I first saw this revival of The Music Man late last spring, and while I did enjoy it, I think time has done a great deal for this show, and I'm happy to report that it's better now than it's ever been. I'm not sure the show will run too much longer, and perhaps that's wise, but it's been enjoyable to see how this show has grown during its time on Broadway.
It was very easy to draw me back to the Neil Simon Theatre this time. I loved Robert Sean Leonard's performance in The Invention of Love this past spring, a performance that rightfully won him a Tony Award, so how could I pass up an opportunity to see him in one of the musical theatre's greatest male roles? I couldn't, I didn't, and I'm glad.
Unlike Craig Bierko's eerie channeling of Robert Preston or Eric McCormack's hopeless and distracting mugging (he was cartoonish while the rest of the cast was picturesque), Leonard created a character completely and entirely his own. You have never seen this interpretation of Hill before anywhere. Leonard adds so many layers and textures to the role, that it seems like an entirely different character than has ever been seen before. I can only judge Preston's performance by the film version (not a particular favorite of mine, admittedly), but Leonard succeeds in places even Preston did not. His laid-back attitude seems to naturally extend into his musical numbers, and his rock-solid intensity, combined with his boyish charm and subdued enthusiasm make his Hill one of the best acted roles in a musical I have ever seen.
Bierko and McCormack were unable to make the final events in the story fall into place, while Leonard lets them fall into place. It's a small but important distinction, one of many that sets Leonard's Hill apart. Leonard's singing and dancing are perfectly fine for the role, easily better than Preston's, if not as smoothly polished or smarmy as Bierko's. (The less said about McCormack, the better.) Again, though, because he always has a firm grip on the character, whatever he does onstage, you are forced to accept and believe.
Rebecca Luker has done well in this show from the beginning, but appeared noticeably (and, I think, distractingly) older than both Bierko and McCormack. Leonard, who looks younger than either of the others, apparently provided the impetus for a new wig for Luker that finally gives her the youthful appearance she has always needed in this show. Her glorious singing voice still has a strength that seems to betray her character's stated age, but that's forgivable; Marian and Harold are now a believable couple within the constraints of the story.
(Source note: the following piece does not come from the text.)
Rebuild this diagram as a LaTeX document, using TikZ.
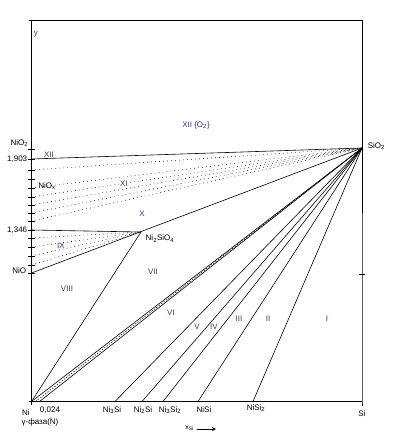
\documentclass[tikz,border=0pt]{standalone}
\usepackage{fontspec}
\setmainfont{Liberation Sans}
\definecolor{regcol}{RGB}{72,52,128}
\begin{document}
\begin{tikzpicture}[x=1pt, y=-1pt, line width=0.6pt,
    font=\fontsize{8}{9}\selectfont,
    lab/.style={inner sep=0.5pt},
    reg/.style={inner sep=0.5pt, text=regcol},
    tie/.style={line width=0.6pt, dash pattern=on 0.7pt off 3.3pt},
    ax/.style={line width=0.9pt}]
  \useasboundingbox (0,0) rectangle (396,443);

  % corners and special points
  \coordinate (Ni) at (31.5,401.5);
  \coordinate (Si) at (362,401.5);
  \coordinate (TL) at (31.5,20);
  \coordinate (TR) at (362,20);
  \coordinate (SiO2) at (362,148);
  \coordinate (NSO) at (141,232);

  % frame
  \draw[ax] (Ni) ++(0,3.5) -- (TL);
  \draw[ax] (TL) ++(-2.5,0) -- (TR) -- (Si) -- ++(0,4);
  \draw[ax] (Ni) ++(-2.5,0) -- (Si);
  \draw[ax] (359,274) -- (365,274);

  % ticks on the y axis
  \foreach \ty [count=\i] in {149,159,170,179,188,197,205,213,221,230,238,247,256,265,273}{
    \coordinate (t\i) at (31.5,\ty);
    \draw (t\i) ++(-3.5,0) -- ++(7,0);
  }

  % points on the x axis
  \coordinate (b0) at (35.5,401.5);
  \coordinate (b024) at (39.5,401.5);
  \coordinate (b3) at (115,401.5);
  \coordinate (b2) at (142,401.5);
  \coordinate (b32) at (163,401.5);
  \coordinate (b1) at (198,401.5);
  \coordinate (b12) at (253,401.5);

  % tie lines
  \draw (t2) -- (SiO2);
  \draw (t10) -- (NSO);
  \draw (t15) -- (SiO2);
  \draw (Ni) -- (NSO);
  \foreach \i in {3,5,6,7,8,9}
    \draw[tie] (t\i) -- (SiO2);
  \foreach \i in {11,12,13,14}
    \draw[tie] (t\i) -- (NSO);
  \draw (Ni) -- (SiO2);
  \draw (b024) -- (SiO2);
  \draw[dash pattern=on 1.5pt off 1.5pt, line width=0.5pt] (b0) -- (SiO2);
  \foreach \c in {b3,b2,b32,b1,b12}
    \draw (\c) -- (SiO2);

  % axis labels
  \node[reg, anchor=west] (ly) at (33,34) {y};
  \node[lab, anchor=east] (lNiO2) at (29,143) {NiO\textsubscript{2}};
  \node[lab, anchor=east] (l1903) at (28,159) {1,903};
  \node[lab, anchor=east] (l1346) at (28,230) {1,346};
  \node[lab, anchor=east] (lNiO) at (27,271) {NiO};
  \node[lab, anchor=west] (lSiO2) at (367,146) {SiO\textsubscript{2}};
  \node[lab] (lNi) at (26,413) {Ni};
  \node[lab] (lgam) at (40,422) {γ-фаза(N)};
  \node[lab] (l024) at (50,410) {0,024};
  \node[lab] (lNi3Si) at (112,410) {Ni\textsubscript{3}Si};
  \node[lab] (lNi2Si) at (143,410) {Ni\textsubscript{2}Si};
  \node[lab] (lNi3Si2) at (170,410) {Ni\textsubscript{3}Si\textsubscript{2}};
  \node[lab] (lNiSi) at (204,410) {NiSi};
  \node[lab] (lNiSi2) at (256,408) {NiSi\textsubscript{2}};
  \node[lab] (lSi) at (362,414) {Si};
  \node[lab, font=\fontsize{7}{8}\selectfont] (lxSi) at (189.5,428) {x\textsubscript{Si}};
  \coordinate (arrA) at (197,429);
  \coordinate (arrB) at (216,429);
  \draw[-stealth, line width=0.9pt] (arrA) -- (arrB);
  \node[lab] (lNSO) at (160,238.5) {Ni\textsubscript{2}SiO\textsubscript{4}};
  \node[lab] (lNiOx) at (47,186) {NiO\textsubscript{x}};

  % phase fields
  \node[reg] (rXIIO) at (196,125) {XII \{O\textsubscript{2}\}};
  \node[reg] (rXII) at (49,155) {XII};
  \node[reg] (rXI) at (124,184) {XI};
  \node[reg] (rX) at (142,214) {X};
  \node[reg] (rIX) at (61,246) {IX};
  \node[reg] (rVIII) at (67,289) {VIII};
  \node[reg] (rVII) at (153,272) {VII};
  \node[reg] (rVI) at (171,313) {VI};
  \node[reg] (rV) at (197,327) {V};
  \node[reg] (rIV) at (214,327) {IV};
  \node[reg] (rIII) at (239,319) {III};
  \node[reg] (rII) at (268,319) {II};
  \node[reg] (rI) at (327,319) {I};
\end{tikzpicture}
\end{document}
The supporting cast is fine. I don't like Kenneth Kimmins as Mayor Shinn as much as Paul Benedict, too labored. But Joel Blum is still strong as Marcellus, Hill's sort-of partner in crime, Katherine McGrath remains almost perfect as Mrs. Paroo (and finally she looks like she actually could be Marian's mother!), and Cameron Adams is far better as the Mayor's daughter, Zaneeta, than Kate Levering ever was. There were two understudies at this performance: Mark Moreau as the troublemaking Tommy Djilas (I saw him last time, too--I can't say anything about the billed actor in the role, except that Moreau is a vast improvement over Clyde Alves, who originated the role in the revival), and Ruth Gotschall's understudy, Leslie Hendrix, was on as the Mayor's wife. She was good, but nothing special.
Granted, some problems still remain with the show--the dance numbers don't always work completely and the changes to the book (mostly to make it more like the movie) hurt some of the second act, but the strengths of this production still outweigh its weaknesses. If you've been looking for a real reason to see this show for the first time, or to return for another visit, you've found it in Robert Sean Leonard. Luckily, the rest of River City won't leave you seeing trouble.